When offering offline payment methods for subscription/SaaS products, consider rolling up monthly price plans to quarterly or bi-annual to increase conversions and reduce churn.

2 Comments

  1. Doug Caviness

    Craig, you raise a really important point here about the inherent conflict between monthly billing and offline payment methods, and I like your suggestion about providing offline payment customers incentives to buy longer subscription periods — quarterly or annual. This also coincides with many conversations I’ve had with online subscription service companies who report that their lifetime customer value increases for customers that opt for annual over monthly billing, even after accounting for the pricing discounts associated with the longer term.

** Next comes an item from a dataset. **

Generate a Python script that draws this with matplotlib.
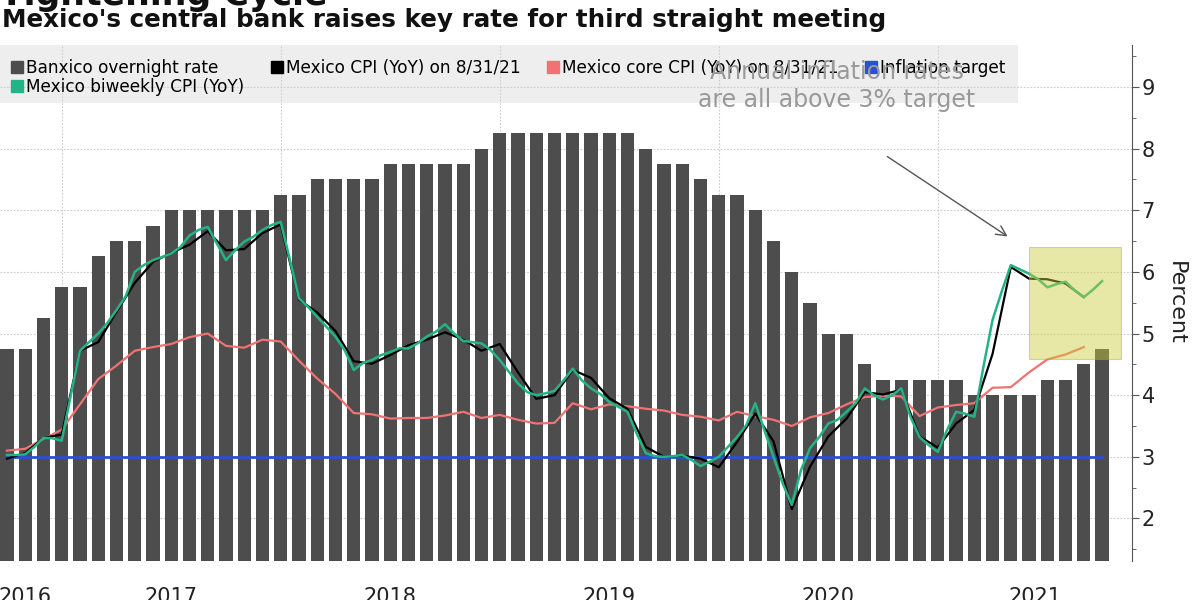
import matplotlib
matplotlib.use("Agg")
import matplotlib.pyplot as plt
from matplotlib.patches import Rectangle
from matplotlib.lines import Line2D
import numpy as np

# ---------------- data ----------------
# monthly, Sep 2016 .. Sep 2021 (month-end)
banxico_rate = [4.75, 4.75, 5.25, 5.75,
                5.75, 6.25, 6.5, 6.5, 6.75, 7.0, 7.0, 7.0, 7.0, 7.0, 7.0, 7.25,
                7.25, 7.5, 7.5, 7.5, 7.5, 7.75, 7.75, 7.75, 7.75, 7.75, 8.0, 8.25,
                8.25, 8.25, 8.25, 8.25, 8.25, 8.25, 8.25, 8.0, 7.75, 7.75, 7.5, 7.25,
                7.25, 7.0, 6.5, 6.0, 5.5, 5.0, 5.0, 4.5, 4.25, 4.25, 4.25, 4.25,
                4.25, 4.0, 4.0, 4.0, 4.0, 4.25, 4.25, 4.5, 4.75]

# monthly, Sep 2016 .. Aug 2021
cpi_yoy = [2.97, 3.06, 3.31, 3.36,
           4.72, 4.86, 5.35, 5.82, 6.16, 6.31, 6.44, 6.66, 6.35, 6.37, 6.63, 6.77,
           5.55, 5.34, 5.04, 4.55, 4.51, 4.65, 4.81, 4.90, 5.02, 4.90, 4.72, 4.83,
           4.37, 3.94, 4.00, 4.41, 4.28, 3.95, 3.78, 3.16, 3.00, 3.02, 2.97, 2.83,
           3.24, 3.70, 3.25, 2.15, 2.84, 3.33, 3.62, 4.05, 4.01, 4.09, 3.33, 3.15,
           3.54, 3.76, 4.67, 6.08, 5.89, 5.88, 5.81, 5.59]

core_cpi_yoy = [3.10, 3.13, 3.29, 3.44,
                3.85, 4.26, 4.48, 4.72, 4.78, 4.83, 4.94, 5.00, 4.80, 4.77, 4.90, 4.87,
                4.56, 4.27, 4.02, 3.71, 3.69, 3.62, 3.63, 3.63, 3.67, 3.73, 3.63, 3.68,
                3.60, 3.54, 3.55, 3.87, 3.77, 3.85, 3.82, 3.78, 3.75, 3.68, 3.65, 3.59,
                3.73, 3.66, 3.60, 3.50, 3.64, 3.71, 3.85, 3.97, 3.99, 3.98, 3.66, 3.80,
                3.84, 3.87, 4.12, 4.13, 4.37, 4.58, 4.66, 4.78]

# biweekly, half-month steps from late Sep 2016 to 1H Sep 2021
biweekly_cpi_yoy = [3.03, 3.03, 3.04, 3.16, 3.31, 3.30, 3.26, 4.00, 4.72, 4.86,
                    5.00, 5.17, 5.38, 5.60, 6.00, 6.11, 6.19, 6.24, 6.30, 6.40,
                    6.59, 6.68, 6.73, 6.46, 6.19, 6.35, 6.49, 6.57, 6.68, 6.76,
                    6.81, 6.20, 5.57, 5.43, 5.27, 5.11, 4.95, 4.73, 4.41, 4.52,
                    4.57, 4.65, 4.70, 4.76, 4.76, 4.84, 4.95, 5.03, 5.15, 5.00,
                    4.88, 4.86, 4.84, 4.73, 4.57, 4.38, 4.19, 4.05, 4.00, 4.03,
                    4.07, 4.24, 4.43, 4.24, 4.11, 4.02, 3.89, 3.81, 3.73, 3.38,
                    3.06, 3.01, 3.00, 3.01, 3.03, 2.95, 2.85, 2.92, 3.00, 3.16,
                    3.32, 3.51, 3.87, 3.43, 3.00, 2.57, 2.22, 2.78, 3.14, 3.32,
                    3.54, 3.60, 3.73, 3.87, 4.11, 4.00, 3.93, 4.00, 4.11, 3.65,
                    3.32, 3.19, 3.08, 3.43, 3.73, 3.70, 3.65, 4.46, 5.22, 5.68,
                    6.11, 6.04, 5.97, 5.88, 5.75, 5.80, 5.84, 5.70, 5.59, 5.71,
                    5.85]

inflation_target = 3.0
year_labels = ["2016", "2017", "2018", "2019", "2020", "2021"]

# ---------------- figure ----------------
plt.rcParams['font.family'] = ['DejaVu Sans']
fig = plt.figure(figsize=(12, 6), dpi=100)
ax = fig.add_axes([0.0, 0.065, 1132 / 1200, 0.86])

x_bar = np.arange(len(banxico_rate))
x_cpi = np.arange(len(cpi_yoy))
x_core = np.arange(len(core_cpi_yoy))
x_bw = np.arange(len(biweekly_cpi_yoy)) * 0.5

ax.set_xlim(-0.38, 61.64)
ax.set_ylim(1.31, 9.68)

# legend background
ax.add_patch(Rectangle((0, 0.888), 0.899, 0.112, transform=ax.transAxes,
                       facecolor='#eeeeee', edgecolor='none', zorder=0.3))

ax.bar(x_bar, banxico_rate, width=0.72, color='#4d4d4d', zorder=2)
ax.plot([0, 60], [inflation_target, inflation_target], color='#2a50d4', lw=2, zorder=3)
ax.plot(x_core, core_cpi_yoy, color='#f07272', lw=1.6, zorder=3)
ax.plot(x_cpi, cpi_yoy, color='#000000', lw=1.6, zorder=4)
ax.plot(x_bw, biweekly_cpi_yoy, color='#22b487', lw=1.8, zorder=5)

# highlight box
ax.add_patch(Rectangle((56.0, 4.58), 5.04, 1.82, facecolor='#cccc3a', alpha=0.45,
                       edgecolor='#a8a830', lw=0.8, zorder=6))

# grid
for yv in range(2, 10):
    ax.axhline(yv, color='#cccccc', lw=0.8, ls=(0, (1.5, 1.5)), zorder=1)
for xv in [3, 15, 27, 39, 51]:
    ax.axvline(xv, color='#cccccc', lw=0.8, ls=(0, (1.5, 1.5)), zorder=1)

# spines / ticks
for s in ['top', 'left', 'bottom']:
    ax.spines[s].set_visible(False)
ax.spines['right'].set_color('#555555')
ax.yaxis.tick_right()
ax.yaxis.set_label_position('right')
ax.set_yticks(range(2, 10))
ax.set_yticks(np.arange(1.5, 9.6, 1.0), minor=True)
ax.tick_params(axis='y', which='major', length=5, color='#555555', labelsize=15,
               pad=2, labelcolor='#222222')
ax.tick_params(axis='y', which='minor', length=3, color='#555555')
ax.set_ylabel('Percent', rotation=270, fontsize=16, labelpad=22, color='#222222')

ax.set_xticks([1.0, 9, 21, 33, 45, 56.3])
ax.set_xticklabels(year_labels)
ax.tick_params(axis='x', length=0, pad=19, labelsize=15, labelcolor='#222222')

# legend
handles = [
    Line2D([], [], marker='s', ls='none', color='#4d4d4d', markersize=9),
    Line2D([], [], marker='s', ls='none', color='#22b487', markersize=9),
    Line2D([], [], marker='s', ls='none', color='#000000', markersize=9),
    Line2D([], [], marker='s', ls='none', color='#f07272', markersize=9),
    Line2D([], [], marker='s', ls='none', color='#2a50d4', markersize=9),
]
labels = ['Banxico overnight rate', 'Mexico biweekly CPI (YoY)',
          'Mexico CPI (YoY) on 8/31/21', 'Mexico core CPI (YoY) on 8/31/21',
          'Inflation target']
leg = ax.legend(handles, labels, ncol=4, loc='upper left', bbox_to_anchor=(0.003, 0.99),
                frameon=False, fontsize=12.2, handlelength=0.6, handletextpad=0.25,
                columnspacing=1.6, labelspacing=0.1, borderaxespad=0.3, borderpad=0.2)
leg.set_zorder(7)

# annotation
ax.text(0.739, 0.9205, 'Annual inflation rates\nare all above 3% target',
        transform=ax.transAxes, ha='center', va='center', fontsize=17,
        color='#999999', linespacing=1.2, zorder=8)
ax.annotate('', xy=(1010 / 1132, (561 - 238) / 516), xycoords='axes fraction',
            xytext=(885 / 1132, (561 - 155) / 516), textcoords='axes fraction',
            arrowprops=dict(arrowstyle='->', color='#555555', lw=1.0,
                            mutation_scale=18), zorder=8)

# titles
fig.text(0.002, 1 - 20 / 600, "Mexico's central bank raises key rate for third straight meeting",
         fontsize=17.7, fontweight='bold', va='center', ha='left', color='#111111')
fig.text(0.0, 1 - 5 / 600, "Tightening Cycle", fontsize=25, fontweight='bold',
         va='baseline', ha='left', color='#111111')

fig.savefig('out.png', dpi=100)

    Additionally, I’ve done research on hundreds of SaaS and other online subscription service providers and find that most are “missing the boat” by generally not offering payment methods beyond credit card and perhaps PayPal, and thereby not capturing incremental sales from customers that either don’t use credit cards or prefer using offline payment methods.

    1. Elan Sherbill

      Doug, Craig – I’ve also noticed the large amount of SaaS/subscription companies that don’t offer alternative payment options beyond credit card and PayPal.

      Aside from that concern, I’ve also noticed SaaS companies that don’t even allow visitors into an online shopping cart without an initial conversation with a sales rep.

      My assumption is that these companies are protecting themselves from “problem buyers” who for one reason or another are unsuited for their solution.

      It’s worth noting that in a different blog post, Building Keystones showed research from Forrester that indicated 21% of customers from large enterprises prefer to buy directly from a B2B cart over the 18% that prefer to buy directly from a sales rep:

      http://blog.cleverbridge.com/2011/07/saas-strategy-webinar-forrester/

      My personal philosophy is, “Get out of the way and let people buy your product.”